Start of Provided material

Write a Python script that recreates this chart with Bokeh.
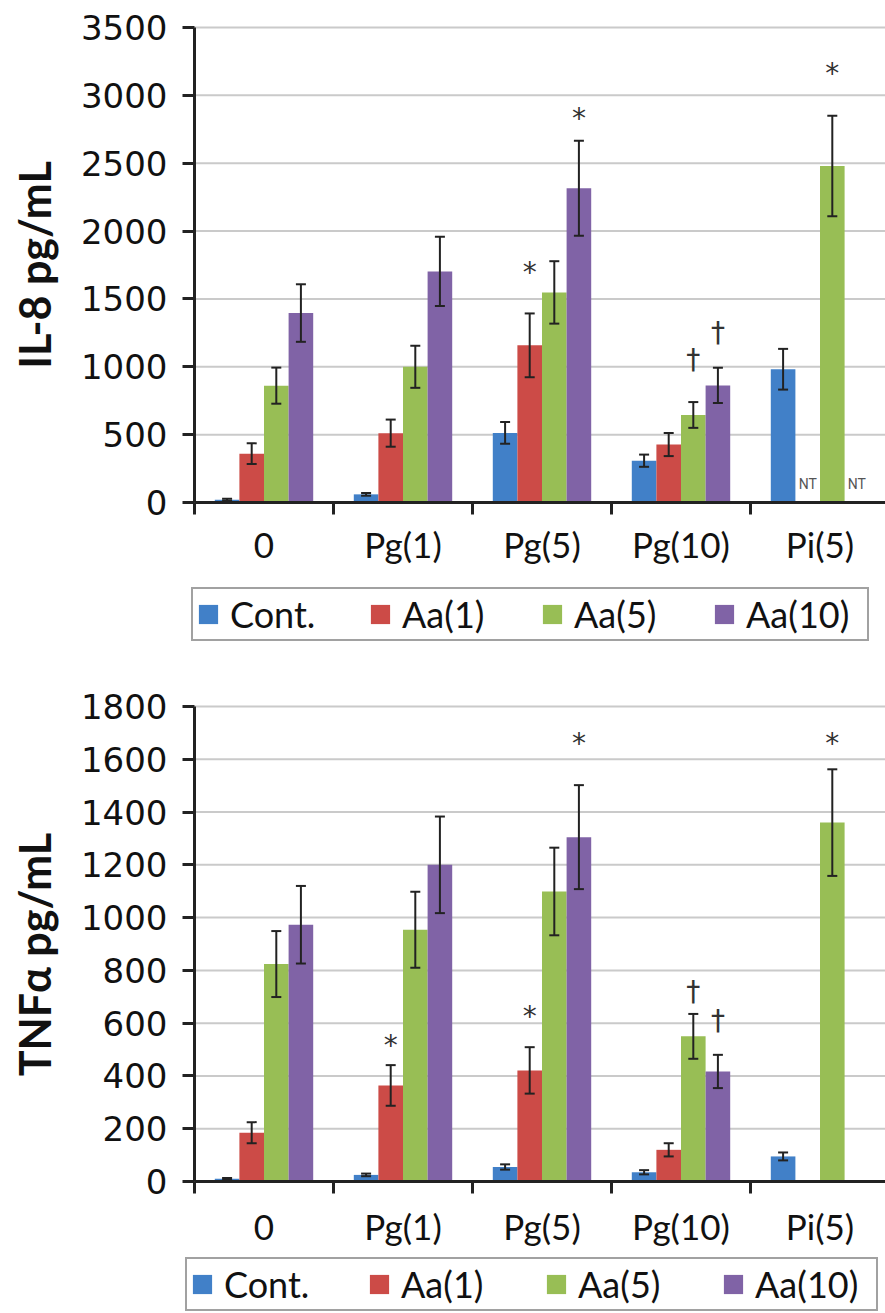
import math
from bokeh.plotting import figure
from bokeh.models import (ColumnDataSource, Range1d, FixedTicker, Whisker, TeeHead,
                          Legend, LegendItem)
from bokeh.layouts import column
from bokeh.core.properties import value
from bokeh.embed import file_html
from bokeh.resources import INLINE

NaN = float("nan")

categories = ["0", "Pg(1)", "Pg(5)", "Pg(10)", "Pi(5)"]
series = ["Cont.", "Aa(1)", "Aa(5)", "Aa(10)"]
colors = ["#4180C8", "#CC4B47", "#98BE55", "#8063A6"]

# ---- IL-8 (top panel) ----
il8_cont = [20, 60, 513, 308, 982]
il8_cont_err = [8, 10, 80, 45, 150]
il8_aa1 = [360, 511, 1158, 427, NaN]
il8_aa1_err = [76, 100, 235, 85, NaN]
il8_aa5 = [861, 1000, 1548, 645, 2480]
il8_aa5_err = [133, 155, 230, 95, 370]
il8_aa10 = [1396, 1703, 2316, 863, NaN]
il8_aa10_err = [212, 255, 350, 130, NaN]
il8_ticks = [0, 500, 1000, 1500, 2000, 2500, 3000, 3500]
il8_sig_cat = ["Pg(5)", "Pg(5)", "Pg(10)", "Pg(10)", "Pi(5)"]
il8_sig_series = ["Aa(1)", "Aa(10)", "Aa(5)", "Aa(10)", "Aa(5)"]
il8_sig_text = ["*", "*", "\u2020", "\u2020", "*"]
il8_sig_y = [1693, 2831, 1053, 1251, 3160]
il8_nt_cat = ["Pi(5)", "Pi(5)"]
il8_nt_series = ["Aa(1)", "Aa(10)"]

# ---- TNF-alpha (bottom panel) ----
tnf_cont = [10, 25, 55, 35, 95]
tnf_cont_err = [3, 5, 10, 8, 15]
tnf_aa1 = [185, 364, 421, 120, NaN]
tnf_aa1_err = [40, 77, 88, 25, NaN]
tnf_aa5 = [824, 954, 1099, 550, 1360]
tnf_aa5_err = [125, 144, 166, 85, 202]
tnf_aa10 = [973, 1200, 1305, 417, NaN]
tnf_aa10_err = [147, 183, 197, 63, NaN]
tnf_ticks = [0, 200, 400, 600, 800, 1000, 1200, 1400, 1600, 1800]
tnf_sig_cat = ["Pg(1)", "Pg(5)", "Pg(5)", "Pg(10)", "Pg(10)", "Pi(5)"]
tnf_sig_series = ["Aa(1)", "Aa(1)", "Aa(10)", "Aa(5)", "Aa(10)", "Aa(5)"]
tnf_sig_text = ["*", "*", "*", "\u2020", "\u2020", "*"]
tnf_sig_y = [516, 625, 1659, 720, 611, 1659]

BAR_W = 0.177
OFFSETS = [-1.5 * BAR_W, -0.5 * BAR_W, 0.5 * BAR_W, 1.5 * BAR_W]
CAT_PX = 139.0          # pixel width of one category
AXIS_X_PX = 194         # pixel position of the value axis
WIDTH = 885
X_START = -AXIS_X_PX / CAT_PX
X_END = (WIDTH - AXIS_X_PX) / CAT_PX
AXIS_COLOR = "#222222"
PLOT_PX = 475           # pixel height of the value axis (0 .. max)
TITLE_X_PX = 34         # centre of the rotated value-axis title


def xpos(cat, ser):
    return categories.index(cat) + 0.5 + OFFSETS[series.index(ser)]


def make_chart(vals, errs, ymax, yticks, ylabel, title_y, sig_cat, sig_ser, sig_txt,
               sig_y, nt_cat, nt_ser, height, top_px, cat_standoff, legend_loc,
               legend_label_width, legend_spacing):
    per_px = ymax / PLOT_PX
    below_px = height - top_px - PLOT_PX
    y_lo = -below_px * per_px
    y_hi = ymax + top_px * per_px
    p = figure(width=WIDTH, height=height, x_range=Range1d(X_START, X_END),
               y_range=Range1d(y_lo, y_hi), output_backend="svg", toolbar_location=None,
               min_border_left=0, min_border_right=0, min_border_top=0,
               min_border_bottom=0)
    p.outline_line_color = None
    p.xgrid.visible = False
    p.ygrid.visible = False

    # horizontal gridlines spanning only the category area
    gt = yticks[1:]
    p.segment(x0=[0] * len(gt), x1=[X_END] * len(gt), y0=gt, y1=gt,
              line_color="#cacaca", line_width=2, level="underlay")

    items = []
    for k, ser in enumerate(series):
        xs, tops, ups, lows = [], [], [], []
        for i, cat in enumerate(categories):
            v = vals[k][i]
            if v is None or (isinstance(v, float) and math.isnan(v)):
                continue
            e = errs[k][i]
            xs.append(xpos(cat, ser))
            tops.append(v)
            ups.append(v + e)
            lows.append(v - e)
        src = ColumnDataSource(dict(x=xs, top=tops, upper=ups, lower=lows))
        r = p.vbar(x="x", top="top", width=BAR_W, bottom=0, source=src,
                   fill_color=colors[k], line_color=None)
        items.append(LegendItem(label=ser, renderers=[r]))
        wk = Whisker(base="x", upper="upper", lower="lower", source=src,
                     level="overlay",
                     line_color=AXIS_COLOR, line_width=2,
                     upper_head=TeeHead(size=10, line_color=AXIS_COLOR, line_width=2),
                     lower_head=TeeHead(size=10, line_color=AXIS_COLOR, line_width=2))
        p.add_layout(wk)

    sig_src = ColumnDataSource(dict(x=[xpos(c, s) for c, s in zip(sig_cat, sig_ser)],
                                    y=sig_y, t=sig_txt))
    p.text(x="x", y="y", text="t", source=sig_src, text_font=value("DejaVu Sans"),
           text_font_size="28px", text_align="center", text_baseline="middle",
           text_color="#333333")

    if nt_cat:
        nt_src = ColumnDataSource(dict(x=[xpos(c, s) for c, s in zip(nt_cat, nt_ser)],
                                       y=[0] * len(nt_cat), t=["NT"] * len(nt_cat)))
        p.text(x="x", y="y", text="t", source=nt_src,
               text_font=value("Roboto"),
               text_font_size="14px", text_align="center", text_baseline="middle",
               y_offset=-19, text_color="#555555")

    # value-axis title (rotated), centred on the value range
    p.text(x=[(TITLE_X_PX - AXIS_X_PX) / CAT_PX], y=[title_y], text=[ylabel],
           angle=math.pi / 2, text_font=value("Lato"), text_font_style="bold",
           text_font_size="43px", text_align="center", text_baseline="middle",
           text_color="#111111")

    # y axis drawn at category position 0
    ya = p.yaxis[0]
    ya.fixed_location = 0
    ya.ticker = FixedTicker(ticks=yticks)
    ya.bounds = (0, ymax)
    ya.axis_line_color = AXIS_COLOR
    ya.axis_line_width = 3
    ya.major_tick_line_color = AXIS_COLOR
    ya.major_tick_line_width = 3
    ya.major_tick_out = 12
    ya.major_tick_in = 0
    ya.minor_tick_line_color = None
    ya.major_label_text_font = "DejaVu Sans"
    ya.major_label_text_font_size = "34px"
    ya.major_label_text_color = "#111111"
    ya.major_label_standoff = 15

    # x axis drawn at value 0 (category labels centred, ticks on boundaries)
    xa = p.xaxis[0]
    xa.fixed_location = 0
    xa.bounds = (0, X_END)
    centers = [i + 0.5 for i in range(len(categories))]
    xa.ticker = FixedTicker(ticks=centers, minor_ticks=list(range(len(categories))))
    xa.major_label_overrides = {c: name for c, name in zip(centers, categories)}
    xa.axis_line_color = AXIS_COLOR
    xa.axis_line_width = 3
    xa.major_tick_line_color = None
    xa.major_tick_out = 0
    xa.major_tick_in = 0
    xa.minor_tick_line_color = AXIS_COLOR
    xa.minor_tick_line_width = 3
    xa.minor_tick_out = 12
    xa.minor_tick_in = 0
    xa.major_label_text_font = "Lato"
    xa.major_label_text_font_size = "35px"
    xa.major_label_text_color = "#111111"
    xa.major_label_standoff = cat_standoff

    legend = Legend(items=items, orientation="horizontal", location=legend_loc,
                    margin=0, padding=3, spacing=legend_spacing,
                    label_width=legend_label_width,
                    glyph_width=24, glyph_height=24, label_standoff=10,
                    label_text_font="Lato", label_text_font_size="36px",
                    label_text_color="#111111",
                    border_line_color="#444444", border_line_width=2)
    p.add_layout(legend, "center")
    return p


p1 = make_chart([il8_cont, il8_aa1, il8_aa5, il8_aa10],
                [il8_cont_err, il8_aa1_err, il8_aa5_err, il8_aa10_err],
                3500, il8_ticks, "IL-8 pg/mL", 1750,
                il8_sig_cat, il8_sig_series, il8_sig_text, il8_sig_y,
                il8_nt_cat, il8_nt_series, 655, 27, 8, (191, 14), 118, 20)

p2 = make_chart([tnf_cont, tnf_aa1, tnf_aa5, tnf_aa10],
                [tnf_cont_err, tnf_aa1_err, tnf_aa5_err, tnf_aa10_err],
                1800, tnf_ticks, "TNF\u03b1 pg/mL", 860,
                tnf_sig_cat, tnf_sig_series, tnf_sig_text, tnf_sig_y,
                [], [], 658, 51, 11, (185, 2), 118, 25)

layout = column(p1, p2, spacing=0)
open("out.html", "w").write(file_html(layout, INLINE))
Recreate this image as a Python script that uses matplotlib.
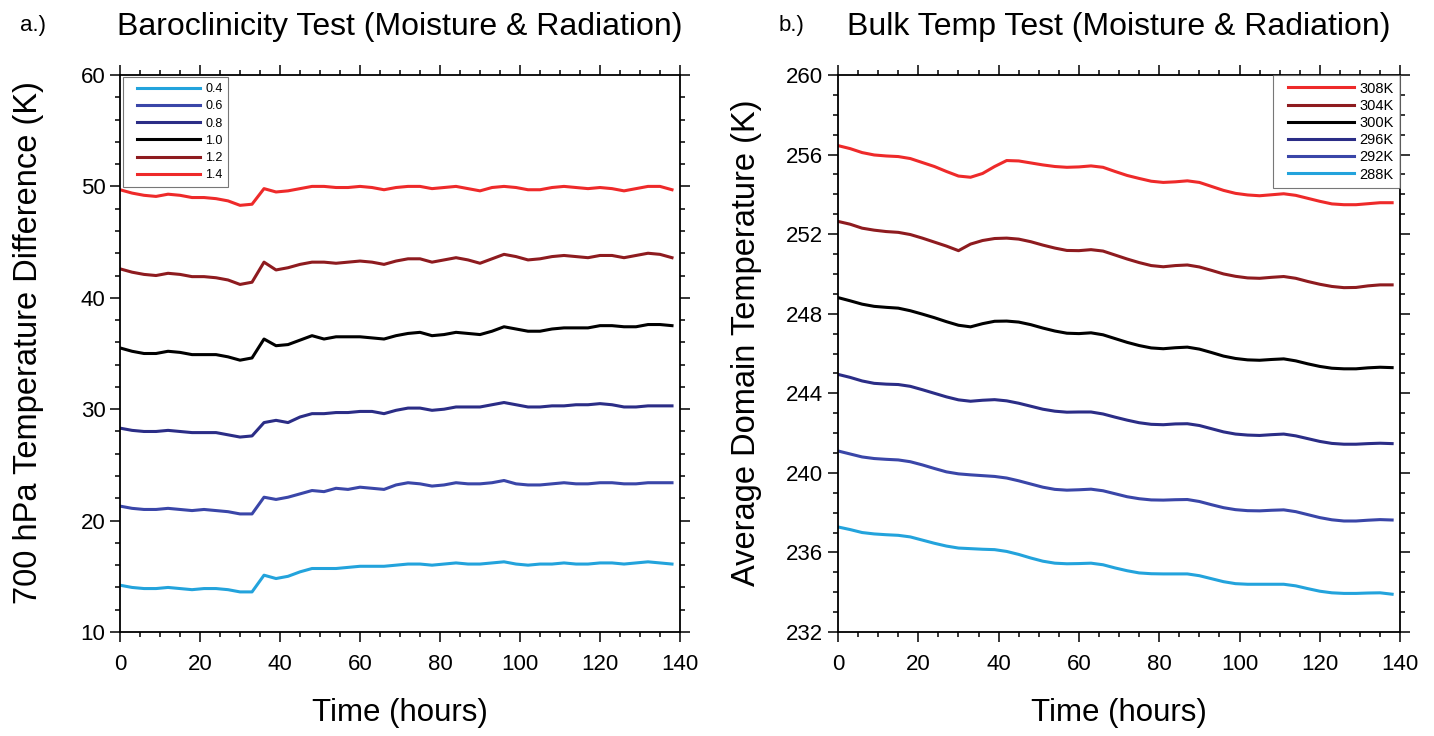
import matplotlib.pyplot as plt
from matplotlib.legend_handler import HandlerLine2D
from matplotlib.lines import Line2D
from matplotlib.ticker import MultipleLocator

plt.rcParams['font.family'] = ['Liberation Sans', 'DejaVu Sans']

hours = list(range(0, 139, 3))

# a.) baroclinicity test
baro_labels = ['0.4', '0.6', '0.8', '1.0', '1.2', '1.4']
baro_04 = [14.2, 14.0, 13.9, 13.9, 14.0, 13.9, 13.8, 13.9, 13.9, 13.8, 13.6, 13.6, 15.1, 14.8, 15.0, 15.4,
           15.7, 15.7, 15.7, 15.8, 15.9, 15.9, 15.9, 16.0, 16.1, 16.1, 16.0, 16.1, 16.2, 16.1, 16.1, 16.2,
           16.3, 16.1, 16.0, 16.1, 16.1, 16.2, 16.1, 16.1, 16.2, 16.2, 16.1, 16.2, 16.3, 16.2, 16.1]
baro_06 = [21.3, 21.1, 21.0, 21.0, 21.1, 21.0, 20.9, 21.0, 20.9, 20.8, 20.6, 20.6, 22.1, 21.9, 22.1, 22.4,
           22.7, 22.6, 22.9, 22.8, 23.0, 22.9, 22.8, 23.2, 23.4, 23.3, 23.1, 23.2, 23.4, 23.3, 23.3, 23.4,
           23.6, 23.3, 23.2, 23.2, 23.3, 23.4, 23.3, 23.3, 23.4, 23.4, 23.3, 23.3, 23.4, 23.4, 23.4]
baro_08 = [28.3, 28.1, 28.0, 28.0, 28.1, 28.0, 27.9, 27.9, 27.9, 27.7, 27.5, 27.6, 28.8, 29.0, 28.8, 29.3,
           29.6, 29.6, 29.7, 29.7, 29.8, 29.8, 29.6, 29.9, 30.1, 30.1, 29.9, 30.0, 30.2, 30.2, 30.2, 30.4,
           30.6, 30.4, 30.2, 30.2, 30.3, 30.3, 30.4, 30.4, 30.5, 30.4, 30.2, 30.2, 30.3, 30.3, 30.3]
baro_10 = [35.5, 35.2, 35.0, 35.0, 35.2, 35.1, 34.9, 34.9, 34.9, 34.7, 34.4, 34.6, 36.3, 35.7, 35.8, 36.2,
           36.6, 36.3, 36.5, 36.5, 36.5, 36.4, 36.3, 36.6, 36.8, 36.9, 36.6, 36.7, 36.9, 36.8, 36.7, 37.0,
           37.4, 37.2, 37.0, 37.0, 37.2, 37.3, 37.3, 37.3, 37.5, 37.5, 37.4, 37.4, 37.6, 37.6, 37.5]
baro_12 = [42.6, 42.3, 42.1, 42.0, 42.2, 42.1, 41.9, 41.9, 41.8, 41.6, 41.2, 41.4, 43.2, 42.5, 42.7, 43.0,
           43.2, 43.2, 43.1, 43.2, 43.3, 43.2, 43.0, 43.3, 43.5, 43.5, 43.2, 43.4, 43.6, 43.4, 43.1, 43.5,
           43.9, 43.7, 43.4, 43.5, 43.7, 43.8, 43.7, 43.6, 43.8, 43.8, 43.6, 43.8, 44.0, 43.9, 43.6]
baro_14 = [49.7, 49.4, 49.2, 49.1, 49.3, 49.2, 49.0, 49.0, 48.9, 48.7, 48.3, 48.4, 49.8, 49.5, 49.6, 49.8,
           50.0, 50.0, 49.9, 49.9, 50.0, 49.9, 49.7, 49.9, 50.0, 50.0, 49.8, 49.9, 50.0, 49.8, 49.6, 49.9,
           50.0, 49.9, 49.7, 49.7, 49.9, 50.0, 49.9, 49.8, 49.9, 49.8, 49.6, 49.8, 50.0, 50.0, 49.7]

# b.) bulk temperature test
bulk_labels = ['308K', '304K', '300K', '296K', '292K', '288K']
bulk_308 = [256.45, 256.3, 256.1, 255.98, 255.93, 255.9, 255.8, 255.6, 255.4, 255.15, 254.92, 254.86,
            255.05, 255.4, 255.7, 255.68, 255.58, 255.48, 255.4, 255.36, 255.38, 255.43, 255.36, 255.15,
            254.95, 254.8, 254.66, 254.6, 254.63, 254.68, 254.6, 254.4, 254.2, 254.05, 253.97, 253.93,
            253.98, 254.03, 253.95, 253.8, 253.65, 253.52, 253.48, 253.48, 253.53, 253.58, 253.58]
bulk_304 = [252.64, 252.5, 252.3, 252.2, 252.13, 252.09, 251.98, 251.8, 251.6, 251.4, 251.17, 251.5,
            251.68, 251.78, 251.8, 251.75, 251.62, 251.45, 251.3, 251.18, 251.17, 251.22, 251.15, 250.95,
            250.75, 250.57, 250.42, 250.36, 250.42, 250.45, 250.35, 250.18, 250.0, 249.88, 249.8, 249.78,
            249.83, 249.87, 249.78, 249.62, 249.48, 249.37, 249.31, 249.32, 249.4, 249.45, 249.45]
bulk_300 = [248.81, 248.65, 248.48, 248.37, 248.32, 248.28, 248.15, 247.98, 247.8, 247.6, 247.42, 247.34,
            247.5, 247.62, 247.63, 247.58, 247.45, 247.28, 247.13, 247.02, 247.0, 247.04, 246.94, 246.75,
            246.56, 246.4, 246.28, 246.24, 246.29, 246.32, 246.22, 246.05, 245.87, 245.75, 245.68, 245.66,
            245.7, 245.73, 245.63, 245.48, 245.35, 245.26, 245.23, 245.23, 245.28, 245.31, 245.29]
bulk_296 = [244.95, 244.8, 244.62, 244.5, 244.46, 244.44, 244.35, 244.18, 244.0, 243.82, 243.67, 243.6,
            243.65, 243.68, 243.62, 243.5, 243.35, 243.2, 243.1, 243.05, 243.06, 243.06, 242.96, 242.8,
            242.65, 242.52, 242.44, 242.42, 242.46, 242.47, 242.38, 242.22, 242.06, 241.95, 241.9, 241.88,
            241.92, 241.95, 241.86, 241.72, 241.58, 241.48, 241.44, 241.44, 241.47, 241.49, 241.47]
bulk_292 = [241.1, 240.95, 240.8, 240.72, 240.68, 240.65, 240.56, 240.4, 240.22, 240.05, 239.95, 239.9,
            239.86, 239.82, 239.74, 239.6, 239.44, 239.28, 239.17, 239.13, 239.15, 239.18, 239.1, 238.95,
            238.8, 238.7, 238.64, 238.63, 238.65, 238.66, 238.56, 238.4, 238.25, 238.15, 238.1, 238.09,
            238.12, 238.14, 238.05, 237.9, 237.75, 237.64, 237.58, 237.58, 237.62, 237.65, 237.63]
bulk_288 = [237.28, 237.15, 237.0, 236.93, 236.89, 236.86, 236.78, 236.62, 236.46, 236.32, 236.22, 236.19,
            236.16, 236.14, 236.05, 235.9, 235.72, 235.56, 235.46, 235.43, 235.44, 235.46, 235.38, 235.22,
            235.08, 234.97, 234.93, 234.92, 234.92, 234.92, 234.83, 234.68, 234.53, 234.43, 234.4, 234.4,
            234.4, 234.4, 234.32, 234.18, 234.05, 233.97, 233.94, 233.94, 233.96, 233.97, 233.9]

col_light = '#23a3dc'
col_blue = '#3a46a8'
col_navy = '#2b2d86'
col_black = '#000000'
col_dred = '#8e1b1f'
col_red = '#ee2a2a'


class IndentedLine(HandlerLine2D):
    # legend line that leaves an empty gap at its left end
    def __init__(self, gap, **kw):
        super().__init__(**kw)
        self.gap = gap

    def create_artists(self, legend, orig_handle, xdescent, ydescent, width, height, fontsize, trans):
        arts = super().create_artists(legend, orig_handle, xdescent, ydescent, width, height, fontsize, trans)
        xd = list(arts[0].get_xdata())
        xd[0] = xd[0] + self.gap * fontsize
        arts[0].set_xdata(xd)
        return arts


fig = plt.figure(figsize=(14.34, 7.36), dpi=100)
ax1 = fig.add_axes([0.0837, 0.1413, 0.3905, 0.7568])
ax2 = fig.add_axes([0.5844, 0.1413, 0.3920, 0.7568])


def style_axes(ax):
    ax.tick_params(which='both', direction='out', top=True, right=True, labelsize=16, width=1.1)
    ax.tick_params(which='major', length=7)
    ax.tick_params(which='minor', length=3.5)
    ax.tick_params(axis='x', which='major', pad=9)
    for sp in ax.spines.values():
        sp.set_linewidth(1.3)
    ax.set_xlim(0, 140)
    ax.xaxis.set_major_locator(MultipleLocator(20))
    ax.xaxis.set_minor_locator(MultipleLocator(5))
    ax.set_xlabel('Time (hours)', fontsize=22.5)
    ax.xaxis.set_label_coords(0.5, -0.118)


def style_legend(leg):
    leg.get_frame().set_edgecolor('#555555')
    leg.get_frame().set_linewidth(0.8)


# panel a
baro_series = [baro_04, baro_06, baro_08, baro_10, baro_12, baro_14]
baro_colors = [col_light, col_blue, col_navy, col_black, col_dred, col_red]
for lab, vals, c in zip(baro_labels, baro_series, baro_colors):
    ax1.plot(hours, vals, color=c, lw=2.2, label=lab)
style_axes(ax1)
ax1.set_ylim(10, 60)
ax1.yaxis.set_major_locator(MultipleLocator(10))
ax1.yaxis.set_minor_locator(MultipleLocator(2))
ax1.set_ylabel('700 hPa Temperature Difference (K)', fontsize=23.5)
ax1.yaxis.set_label_coords(-0.135, 0.52)
ax1.set_title('Baroclinicity Test (Moisture & Radiation)', fontsize=23, pad=29)
fig.text(0.014, 0.966, 'a.)', fontsize=16, va='center')
leg1 = ax1.legend(loc='upper left', fontsize=9, handlelength=5.75, frameon=True, fancybox=False,
                  borderaxespad=0.2, borderpad=0.45, labelspacing=0.42, handletextpad=0.4,
                  handler_map={Line2D: IndentedLine(0.72)})
style_legend(leg1)

# panel b
bulk_series = [bulk_308, bulk_304, bulk_300, bulk_296, bulk_292, bulk_288]
bulk_colors = [col_red, col_dred, col_black, col_navy, col_blue, col_light]
for lab, vals, c in zip(bulk_labels, bulk_series, bulk_colors):
    ax2.plot(hours, vals, color=c, lw=2.2, label=lab)
style_axes(ax2)
ax2.set_ylim(232, 260)
ax2.yaxis.set_major_locator(MultipleLocator(4))
ax2.yaxis.set_minor_locator(MultipleLocator(1))
ax2.set_ylabel('Average Domain Temperature (K)', fontsize=23.5)
ax2.yaxis.set_label_coords(-0.135, 0.52)
ax2.set_title('Bulk Temp Test (Moisture & Radiation)', fontsize=23, pad=29)
fig.text(0.543, 0.966, 'b.)', fontsize=16, va='center')
leg2 = ax2.legend(loc='upper right', fontsize=10.5, handlelength=5.1, frameon=True, fancybox=False,
                  borderaxespad=0.0, borderpad=0.45, labelspacing=0.22, handletextpad=0.34,
                  handler_map={Line2D: IndentedLine(0.55)})
style_legend(leg2)

plt.savefig('out.png', dpi=100)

End of Provided material

• What you have to do: Pictures are not part of the copy. Reproduce the lines from the one containing "Recreate this image" through the one containing "hours = list(range(0, 139, 3))", exactly and nothing more.

• Written answer:
Recreate this image as a Python script that uses matplotlib.
import matplotlib.pyplot as plt
from matplotlib.legend_handler import HandlerLine2D
from matplotlib.lines import Line2D
from matplotlib.ticker import MultipleLocator

plt.rcParams['font.family'] = ['Liberation Sans', 'DejaVu Sans']

hours = list(range(0, 139, 3))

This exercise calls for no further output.